Уже на первых зачетах по костям несколько слушателей отвечали запинаясь и часто говорили несуразные вещи, которые всегда вызывают издевательства и анекдоты… Например, берцовую кость путают с ключицей… Тогда профессор предлагает приставить берцовую кость к горлу и посмотреть, что из этого получится, и эффект, вызванный этим, всегда разителен. Вот тогда–то именно я не ошиблась ни разу и отвечала кости так, будто с детства занималась ими, отбарабанила все названия с таким шиком, что все затихли… Я, деревенская девочка, робкая и маленькая, я, говорившая с белорусским акцентом, чем смешила всех, – именно я не ошиблась и от похвалы расплакалась тут же в аудитории. Позже я уже не плакала от похвал, но все–таки боялась их, потому что излишние похвалы мне отливались насмешками товарищей, которые надменно повторяли, что нам, зубрилам, ничего не надо, только дай наизусть выучить.
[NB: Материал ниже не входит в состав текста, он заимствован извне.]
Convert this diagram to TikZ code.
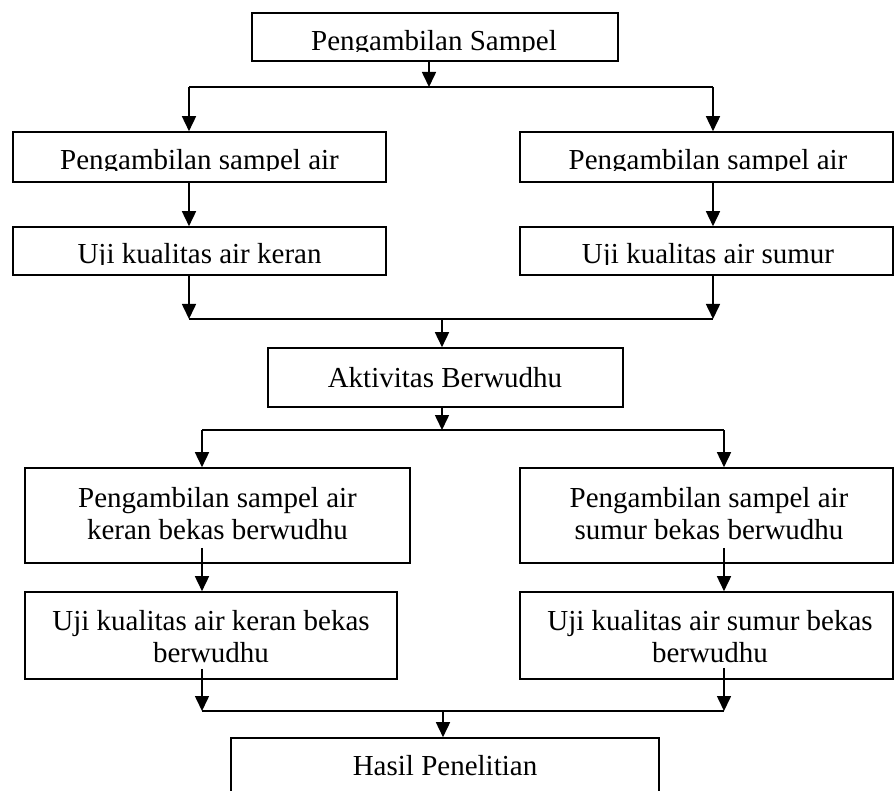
\documentclass[tikz,border=0pt]{standalone}
\usepackage{fontspec}
\setmainfont{Liberation Serif}
\usetikzlibrary{arrows.meta,calc}
\tikzset{
  box/.style={draw, line width=1.6pt, inner sep=0pt, rectangle},
  txt/.style={inner sep=0pt, font=\fontsize{29}{32}\selectfont, align=center},
  conn/.style={line width=1.6pt},
  arr/.style={conn, -{Triangle[width=14pt,length=15pt]}},
}
\begin{document}
\begin{tikzpicture}[x=1pt,y=-1pt]
\clip (0,0) rectangle (894,791);
\fill[white] (0,0) rectangle (894,791);

% boxes
\node[box, minimum width=366pt, minimum height=48pt] (top) at (435,37) {};
\node[box, minimum width=373pt, minimum height=50pt] (L1) at (199.5,157) {};
\node[box, minimum width=373pt, minimum height=50pt] (R1) at (706.5,157) {};
\node[box, minimum width=373pt, minimum height=48pt] (L2) at (199.5,251) {};
\node[box, minimum width=373pt, minimum height=48pt] (R2) at (706.5,251) {};
\node[box, minimum width=355pt, minimum height=59pt] (akt) at (445.5,377.5) {};
\node[box, minimum width=385pt, minimum height=95pt] (KB1) at (217.5,515.5) {};
\node[box, minimum width=373pt, minimum height=95pt] (SB1) at (706.5,515.5) {};
\node[box, minimum width=372pt, minimum height=87pt] (KB2) at (211,635.5) {};
\node[box, minimum width=373pt, minimum height=87pt] (SB2) at (706.5,635.5) {};
\node[box, minimum width=428pt, minimum height=72pt] (hasil) at (445,774) {};

% texts (single-line ones clipped at the baseline, as in the reference)
\begin{scope}
  \clip (252,13) rectangle (618,52);
  \node[txt, anchor=base] (tTop) at (434,51) {Pengambilan Sampel};
\end{scope}
\begin{scope}
  \clip (13,132) rectangle (386,171);
  \node[txt, anchor=base] (tL1) at (199.5,170) {Pengambilan sampel air};
\end{scope}
\begin{scope}
  \clip (520,132) rectangle (893,171);
  \node[txt, anchor=base] (tR1) at (708,170) {Pengambilan sampel air};
\end{scope}
\begin{scope}
  \clip (13,227) rectangle (386,265);
  \node[txt, anchor=base] (tL2) at (199.5,264) {Uji kualitas air keran};
\end{scope}
\begin{scope}
  \clip (520,227) rectangle (893,265);
  \node[txt, anchor=base] (tR2) at (708,264) {Uji kualitas air sumur};
\end{scope}
\node[txt, anchor=base] (tAkt) at (445,388) {Aktivitas Berwudhu};
\node[txt, anchor=north] (tKB1) at (217.5,487) {Pengambilan sampel air\\keran bekas berwudhu};
\node[txt, anchor=north] (tSB1) at (709,487) {Pengambilan sampel air\\sumur bekas berwudhu};
\node[txt, anchor=north] (tKB2) at (211,610) {Uji kualitas air keran bekas\\berwudhu};
\node[txt, anchor=north] (tSB2) at (710,610) {Uji kualitas air sumur bekas\\berwudhu};
\node[txt, anchor=base] (tHasil) at (445,775) {Hasil Penelitian};

% junction points
\coordinate (a0) at (429,87);
\coordinate (hL1) at (189,87);
\coordinate (hR1) at (713,87);
\coordinate (hL2) at (189,319);
\coordinate (hR2) at (713,319);
\coordinate (a1) at (442,319);
\coordinate (a2) at (442,430);
\coordinate (hL3) at (202,430);
\coordinate (hR3) at (724,430);
\coordinate (hL4) at (202,711);
\coordinate (hR4) at (724,711);
\coordinate (a3) at (443,711);

% connectors
\draw[arr] (top.south -| a0) -- (a0);
\draw[conn] (hL1) -- (hR1);
\draw[arr] (hL1) -- (hL1 |- L1.north);
\draw[arr] (hR1) -- (hR1 |- R1.north);
\draw[arr] (hL1 |- L1.south) -- (hL1 |- L2.north);
\draw[arr] (hR1 |- R1.south) -- (hR1 |- R2.north);
\draw[arr] (hL1 |- L2.south) -- (hL2);
\draw[arr] (hR1 |- R2.south) -- (hR2);
\draw[conn] (hL2) -- (hR2);
\draw[arr] (a1) -- (a1 |- akt.north);
\draw[arr] (akt.south -| a2) -- (a2);
\draw[conn] (hL3) -- (hR3);
\draw[arr] (hL3) -- (hL3 |- KB1.north);
\draw[arr] (hR3) -- (hR3 |- SB1.north);
\draw[arr] ($(hL3 |- KB1.south)+(0,-16)$) -- (hL3 |- KB2.north);
\draw[arr] ($(hR3 |- SB1.south)+(0,-16)$) -- (hR3 |- SB2.north);
\draw[arr] ($(hL3 |- KB2.south)+(0,-11)$) -- (hL4);
\draw[arr] ($(hR3 |- SB2.south)+(0,-12)$) -- (hR4);
\draw[conn] (hL4) -- (hR4);
\draw[arr] (a3) -- (a3 |- hasil.north);
\end{tikzpicture}
\end{document}
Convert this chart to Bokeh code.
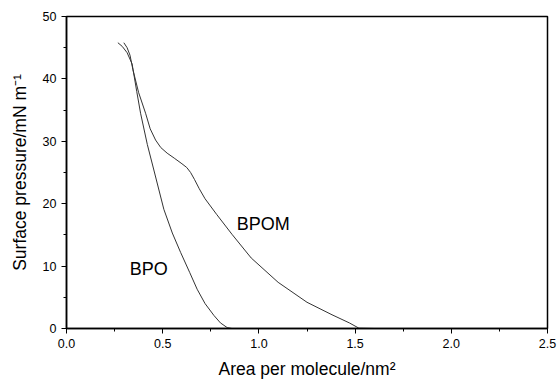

Но моя способность выучивать все назубок и запоминать была не единственным качеством, которым я гордилась.
Началась хирургия, которой боялись все, трепетали перед именами Сергея Петровича Федорова, Василия Ивановича Добротворского, Генриха Ивановича Турнера. Все они могли выгнать из операционной, если было не так что–то сделано, если чуть–чуть резче повернулся или уронил инструмент. Они выгоняли и кричали не только на нас, но и на своих ассистентов, а меня хвалили, хотя и называли полупрезрительно «вышивальщицей» – так легко и свободно я шила живое тело, не боялась, и не дрожали мои руки.
Василий Иванович Добротворский назвал мои руки золотыми и велел учиться у меня. Я осмелела совсем.
Он говорил, что все бы так «вышивали», как я; но он еще не знал, что до последних лет я таскала тяжелые тачки с землей, рыла землю, когда училась на рабфаке, ворочала землю, и эта сила мне, хирургу, «костоправу», тоже еще должна была пригодиться, потому что часто при вывихе нужна бывает не только сноровка, но и простая сила, чисто мужская, и она была в моих руках с юности.
Меня сокурсники стали звать «Мурка – золотая ручка». Тогда это считалось понятной шуткой и не обидной ничуть.
Я гордилась своими руками и удивлялась, что так скоро покорила великих магов хирургии, таких китов, как Федоров и Добротворский, китов, на которых тогда держался свет медицины. Они делали такие операции, что удивлялся весь мир.